Vijay Mallya says overseas assets are worth Rs 746 crore (but he owes Rs 9,000 crore)
Lawyers representing the Indian businessman were at the high court on Monday making an application to have the freeze on his global assets discharged.

Lawyers representing the Indian businessman were at the high court on Monday making an application to have the freeze on his global assets discharged and the registration of the judgment of the Debt Recovery Tribunal (DRT), Karnataka, in England set aside.
On November 24, 2017, the UK high court had registered in UK courts the January 19, 2017 DRT judgment that Mallya owed a consortium of 13 Indian banks Rs 6,203 crore plus interest and implemented a worldwide order freezing his assets up to the value of £1,145,000,000 (about Rs 10,000 crore).
The Indian banks were complaining about Mallya’s living expenses being allowed to be £18,000 (approximately Rs 17 lakh) whilst the freeze order was in force, Nicholas Peacock QC, representing Mallya, told the court. “That £18,000 is a result of the lifestyle he has from being successful and it is largely down to the £16,000 a month he pays to maintain his cars to preserve the value of their equity,” he said.
Arguing that the freeze order be discharged, Peacock said there was no solid evidence Mallya would dissipate his assets or flout court orders. “He has made extensive attempts over an extended period to settle the claims and meet the debt,” Peacock said.
He said he had made an offer of Rs 6,600 crore to the banks and disclosed his overseas assets as $114 million, and the overseas assets of his children and wife, resident in the US, to the Supreme Court in India.
“There is enough money to go round once his assets are realised, and he is willing to make it go round, but he has been frustrated by the attachment orders obtained by the Indian government institutions that have been maintained against all apparent common sense. On any view he has engaged in good faith, made sensible and commercial suggestions as a basis for negotiation. At no stage can it be said he was avoiding his obligations,” Peacock said.

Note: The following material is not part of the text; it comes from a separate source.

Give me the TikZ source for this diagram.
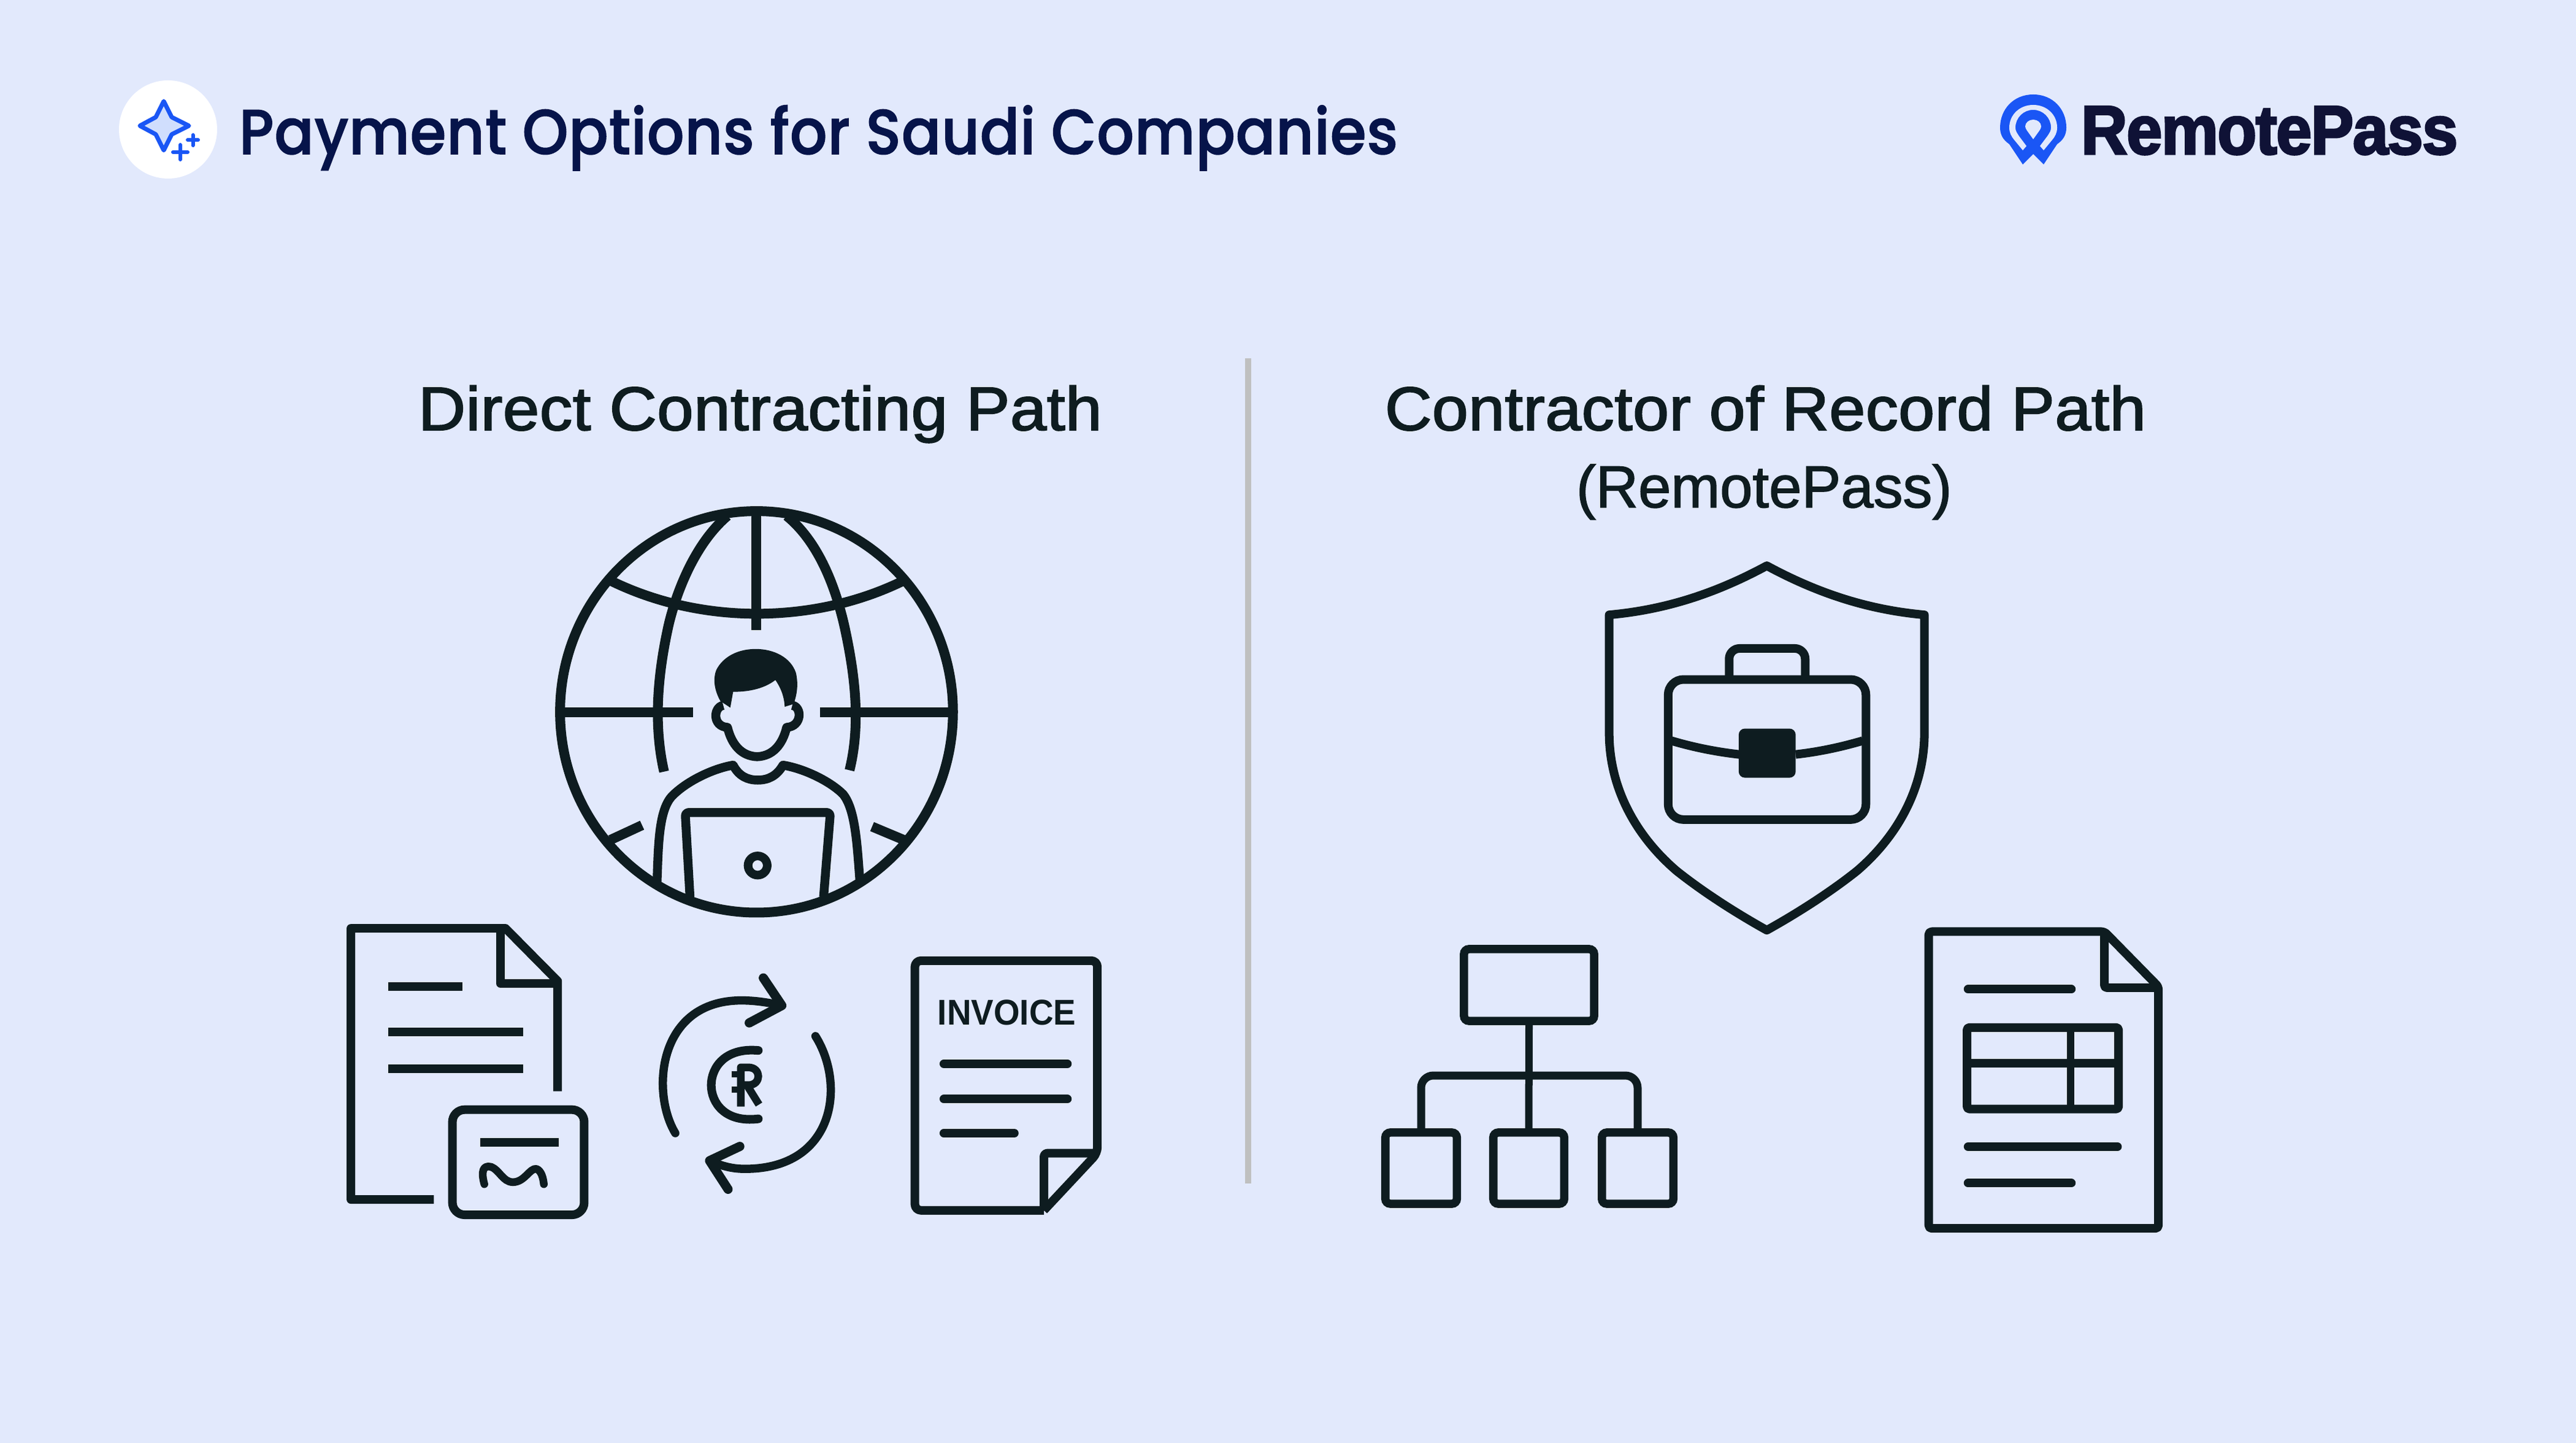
\documentclass[tikz,border=0pt]{standalone}
\usepackage{fontspec}
\usepackage{graphicx}
\setmainfont{Liberation Sans}
\newfontfamily\titlefont[FakeBold=1.5,LetterSpace=1]{Poppins Medium}
\newfontfamily\headfont[FakeBold=2,LetterSpace=0.5]{Liberation Sans}
\newfontfamily\subfont[FakeBold=1.5]{Liberation Sans}
\newfontfamily\logofont[FakeBold=3,LetterSpace=-1.5]{Liberation Sans Bold}
\definecolor{bgc}{HTML}{E2E9FC}
\definecolor{ink}{HTML}{0E1C20}
\definecolor{titlec}{HTML}{06144A}
\definecolor{logoc}{HTML}{0F1236}
\definecolor{bluec}{HTML}{1A56F5}
\definecolor{starfill}{HTML}{D0DEFD}
\definecolor{divc}{HTML}{BFC0C0}
\newcommand{\fitw}[2]{\resizebox{#1}{\height}{#2}}
\tikzset{
  stroke/.style={draw=ink,line width=0.14cm,line join=round},
  roundline/.style={stroke,line cap=round},
  buttline/.style={stroke,line cap=butt},
  txt/.style={inner sep=0pt,outer sep=0pt,anchor=base west},
  obox/.style={draw=ink,line width=0.135cm,rounded corners=0.08cm,inner sep=0pt,outer sep=0pt,shape=rectangle}
}
\begin{document}
\begin{tikzpicture}[x=0.01cm,y=-0.01cm]
\useasboundingbox (0,0) rectangle (4200,2352);
\fill[bgc] (0,0) rectangle (4200,2352);

% header badge
\fill[white] (274,211) circle (80);
\draw[bluec,fill=starfill,line width=0.07cm,line join=round]
  (267,165) -- (280,191) -- (308,205) -- (280,219) -- (267,245) -- (254,219) -- (228,205) -- (254,191) -- cycle;
\draw[bluec,line width=0.06cm,line cap=round] (294,236) -- (294,260) (282,248) -- (306,248);
\draw[bluec,line width=0.06cm,line cap=round] (314.5,220) -- (314.5,237) (306,228) -- (323,228);
\node[txt,text=titlec] (title) at (390,251) {\fitw{18.88cm}{\titlefont\fontsize{29.3pt}{32pt}\selectfont Payment Options for Saudi Companies}};

% logo
\fill[bluec] (3298,268) -- (3315,251) -- (3332,268) -- (3354,235) .. controls (3364,228) and (3369,220) .. (3369,208)
  .. controls (3369,178) and (3347,154) .. (3315,154) .. controls (3283,154) and (3261,178) .. (3261,208)
  .. controls (3261,220) and (3266,228) .. (3276,235) -- cycle;
\fill[bgc] (3298,245) -- (3284,228) .. controls (3279,222) and (3276,216) .. (3276,208)
  .. controls (3276,187) and (3293,171) .. (3315,171) .. controls (3337,171) and (3354,187) .. (3354,208)
  .. controls (3354,216) and (3351,222) .. (3346,228) -- (3332,245) -- (3326,238) -- (3338,222)
  .. controls (3342,216) and (3344,213) .. (3344,208) .. controls (3344,192) and (3331,179) .. (3315,179)
  .. controls (3299,179) and (3286,192) .. (3286,208) .. controls (3286,213) and (3288,216) .. (3292,222) -- (3304,238) -- cycle;
\fill[bgc] (3315,227) -- (3305,213) .. controls (3303,210) and (3302,208) .. (3302,206)
  .. controls (3302,200) and (3308,195) .. (3315,195) .. controls (3322,195) and (3328,200) .. (3328,206)
  .. controls (3328,208) and (3327,210) .. (3325,213) -- cycle;
\node[txt,text=logoc] (logo) at (3393,251) {\fitw{6.14cm}{\logofont\fontsize{32pt}{34pt}\selectfont RemotePass}};

% headings
\node[txt,text=ink] (lefthead) at (682,701) {\fitw{11.14cm}{\headfont\fontsize{28.5pt}{30pt}\selectfont Direct Contracting Path}};
\node[txt,text=ink] (righthead) at (2258,701) {\fitw{12.4cm}{\headfont\fontsize{28.5pt}{30pt}\selectfont Contractor of Record Path}};
\node[txt,text=ink] (rightsub) at (2570,827) {\fitw{6.12cm}{\subfont\fontsize{27.5pt}{30pt}\selectfont (RemotePass)}};

% divider
\draw[divc,line width=0.1cm] (2035,584) -- (2035,1929);

% globe with person
\begin{scope}[shift={(8.8cm,-8cm)},x=0.004592cm,y=-0.004592cm]
  \draw[stroke,line width=0.16cm] (768,783) ellipse (697 and 712);
  \draw[buttline,line width=0.16cm] (768,70) -- (768,492);
  \draw[buttline,line width=0.16cm] (665,88) .. controls (545,190) and (480,370) .. (455,480) .. controls (420,640) and (400,820) .. (440,995);
  \draw[buttline,line width=0.16cm] (875,88) .. controls (1000,190) and (1055,370) .. (1080,480) .. controls (1115,640) and (1140,820) .. (1098,990);
  \draw[buttline,line width=0.16cm] (255,320) .. controls (420,400) and (600,435) .. (768,435) .. controls (940,435) and (1120,400) .. (1285,320);
  \draw[buttline,line width=0.16cm] (80,785) -- (543,785);
  \draw[buttline,line width=0.16cm] (993,785) -- (1460,785);
  \draw[buttline,line width=0.16cm] (250,1237) -- (362,1185);
  \draw[buttline,line width=0.16cm] (1290,1237) -- (1178,1190);
  \fill[ink] (640,745) .. controls (620,710) and (612,670) .. (625,635) .. controls (650,585) and (705,560) .. (765,560)
     .. controls (830,560) and (890,590) .. (908,645) .. controls (918,690) and (910,725) .. (900,755)
     -- (868,765) .. controls (866,725) and (852,695) .. (835,670) .. controls (790,705) and (730,712) .. (685,712)
     -- (675,768) -- cycle;
  \draw[stroke,line width=0.145cm] (650,760) .. controls (615,765) and (610,835) .. (665,838)
     .. controls (680,900) and (715,940) .. (770,942) .. controls (825,940) and (860,900) .. (875,838)
     .. controls (930,835) and (930,765) .. (895,760);
  \draw[stroke,line width=0.145cm] (415,1385) .. controls (420,1260) and (420,1130) .. (470,1080)
     .. controls (520,1030) and (610,985) .. (685,972) .. controls (705,1010) and (735,1025) .. (772,1025)
     .. controls (810,1025) and (840,1010) .. (862,972) .. controls (940,985) and (1030,1030) .. (1075,1075)
     .. controls (1120,1130) and (1125,1260) .. (1135,1385);
  \draw[stroke,line width=0.145cm,rounded corners=0.06cm] (532,1440) -- (515,1140) -- (1030,1140) -- (1006,1440);
  \draw[stroke,line width=0.14cm] (772,1328) circle (34);
\end{scope}

% contract document with signature
\begin{scope}[shift={(5.4cm,-14.8cm)},x=0.005485cm,y=-0.003333cm]
  \draw[buttline] (305,1425) -- (58,1425) -- (58,97) -- (518,97) -- (673,355) -- (673,895);
  \draw[stroke] (503,97) -- (503,367) -- (673,367);
  \draw[buttline] (170,381) -- (390,381);
  \draw[buttline] (170,603) -- (570,603);
  \draw[buttline] (170,784) -- (570,784);
  \draw[stroke,rounded corners=0.2cm] (360,985) rectangle (752,1500);
  \draw[buttline] (443,1146) -- (677,1146);
  \draw[roundline,line width=0.125cm] (455,1350) .. controls (445,1290) and (450,1255) .. (475,1265)
     .. controls (500,1280) and (510,1340) .. (540,1340) .. controls (575,1340) and (590,1270) .. (610,1275)
     .. controls (625,1285) and (630,1320) .. (632,1350);
  % exchange arrows
  \draw[roundline,line width=0.135cm] (1023,1100) .. controls (950,900) and (970,450) .. (1220,450) .. controls (1260,450) and (1300,460) .. (1340,475);
  \draw[roundline,line width=0.15cm] (1285,340) -- (1340,475) -- (1243,560);
  \draw[roundline,line width=0.135cm] (1440,625) .. controls (1530,860) and (1500,1275) .. (1230,1275) .. controls (1190,1275) and (1160,1260) .. (1125,1235);
  \draw[roundline,line width=0.15cm] (1215,1165) -- (1125,1235) -- (1180,1375);
  \draw[roundline,line width=0.14cm] (1270,695) .. controls (1170,680) and (1130,780) .. (1130,865) .. controls (1130,950) and (1170,1050) .. (1270,1030);
  % riyal mark
  \draw[stroke,line width=0.125cm,line cap=butt] (1218,970) -- (1218,778) -- (1240,778) .. controls (1280,778) and (1280,865) .. (1240,865) -- (1218,865);
  \draw[stroke,line width=0.125cm,line cap=butt] (1238,870) -- (1272,960);
  \draw[stroke,line width=0.1cm,line cap=butt] (1190,812) -- (1225,812);
  \draw[stroke,line width=0.1cm,line cap=butt] (1190,888) -- (1225,888);
\end{scope}

% invoice
\begin{scope}[shift={(14cm,-15.2cm)},x=0.003333cm,y=-0.003333cm]
  \draw[stroke,rounded corners=0.1cm] (905,1358) -- (273,1358) -- (273,135) -- (1167,135) -- (1167,1078) -- (905,1358);
  \draw[stroke,rounded corners=0.06cm] (905,1358) -- (905,1078) -- (1167,1078);
  \node[txt,text=ink] (invoicelabel) at (385,450) {\fitw{2.25cm}{\bfseries\fontsize{16.6pt}{18pt}\selectfont INVOICE}};
  \draw[roundline] (415,640) -- (1020,640);
  \draw[roundline] (415,813) -- (1020,813);
  \draw[roundline] (415,980) -- (760,980);
\end{scope}

% shield with briefcase
\begin{scope}[shift={(25.6cm,-8.9cm)},x=0.004082cm,y=-0.004209cm]
  \draw[stroke] (780,75) .. controls (580,180) and (380,245) .. (152,265) -- (152,730)
     .. controls (155,950) and (270,1130) .. (420,1255) .. controls (530,1340) and (660,1420) .. (780,1485)
     .. controls (900,1420) and (1030,1340) .. (1140,1255) .. controls (1290,1130) and (1405,950) .. (1408,730)
     -- (1408,265) .. controls (1180,245) and (980,180) .. cycle;
  \draw[stroke,rounded corners=0.25cm] (387,515) rectangle (1175,1057);
  \draw[stroke,rounded corners=0.17cm,line cap=butt] (630,515) -- (630,395) -- (933,395) -- (933,515);
  \fill[ink,rounded corners=0.1cm] (668,705) rectangle (895,895);
  \draw[stroke,line cap=butt] (400,752) .. controls (490,778) and (580,795) .. (670,805);
  \draw[stroke,line cap=butt] (895,805) .. controls (985,795) and (1070,778) .. (1162,752);
\end{scope}

% org chart
\node[obox,minimum width=2.12cm,minimum height=1.17cm] (rootbox) at (2493,1605.5) {};
\node[obox,minimum width=1.165cm,minimum height=1.16cm] (kidone) at (2317,1904) {};
\node[obox,minimum width=1.155cm,minimum height=1.16cm] (kidtwo) at (2492.5,1904) {};
\node[obox,minimum width=1.165cm,minimum height=1.16cm] (kidthree) at (2670,1904) {};
\coordinate (bus) at (2493,1753);
\draw[stroke,line width=0.12cm,line cap=butt] (rootbox.south) -- (kidtwo.north);
\draw[stroke,line width=0.13cm,rounded corners=0.2cm,line cap=butt] (kidone.north) |- (bus) -| (kidthree.north);

% report document
\begin{scope}[shift={(22.2cm,-14.9cm)},x=0.008546cm,y=-0.003444cm]
  \draw[stroke,rounded corners=0.05cm] (1080,1482) -- (1080,80) -- (1415,80) -- (1518,340) -- (1518,1482) -- cycle;
  \draw[stroke,rounded corners=0.04cm] (1415,80) -- (1415,345) -- (1518,345);
  \draw[roundline] (1155,352) -- (1352,352);
  \draw[stroke,rounded corners=0.04cm] (1153,533) rectangle (1442,918);
  \draw[buttline] (1153,703) -- (1442,703);
  \draw[buttline,line width=0.12cm] (1351,533) -- (1351,918);
  \draw[roundline] (1155,1096) -- (1440,1096);
  \draw[roundline] (1155,1268) -- (1352,1268);
\end{scope}
\end{tikzpicture}
\end{document}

He said Mallya had included the $40m (about Rs 262 crore) payout from Diageo in the disclosure of his children’s assets to the Supreme Court so it was “unfair to be accused of contempt by the Supreme Court”. His children were all US citizens so could have objected to answering an Indian court’s order, Peacock submitted.
“He accepts he received just under $40m from Diageo in February 2016 and paid that sum in three equal parts to a trust of which his three children are the beneficiaries. He did it because this was the sum payable to him in settlement of his rights against Diageo, which was a major shareholder in UB, because he was leaving the business and being bought out of the liquor market worldwide and his children were losing the right to trade on the Mallya name in the liquor business worldwide,” Peacock said. He said had this not been the case his son, Siddharth, could have started trading under the Mallya name the next day.
“He had a high-profile political career and with that comes political foes,” Peacock added.
Mallya not a fugitive, claims his lawyer
Former liquor baron Vijay Mallya is not a “fugitive from Indian justice,” his lawyer claimed at the high court in London on Monday. Nicholas Peacock QC, representing Mallya, told the court Mallya left India on March 2, 2016, to attend the World Motor Sports Council, on which he had sat for 7.5 years, “not because of applications made in India by the claimants.” “He was all along an NRI and has lived in England since 1992 and been an NRI since 1988, and has made trips to India for business and politics limited to 180 days a year since then,” he said. But Nigel Tozzi QC, representing the banks, said it was a “remarkable coincidence” that he flew to the UK the same day the banks moved the Debt Recovery Tribunal (DRT).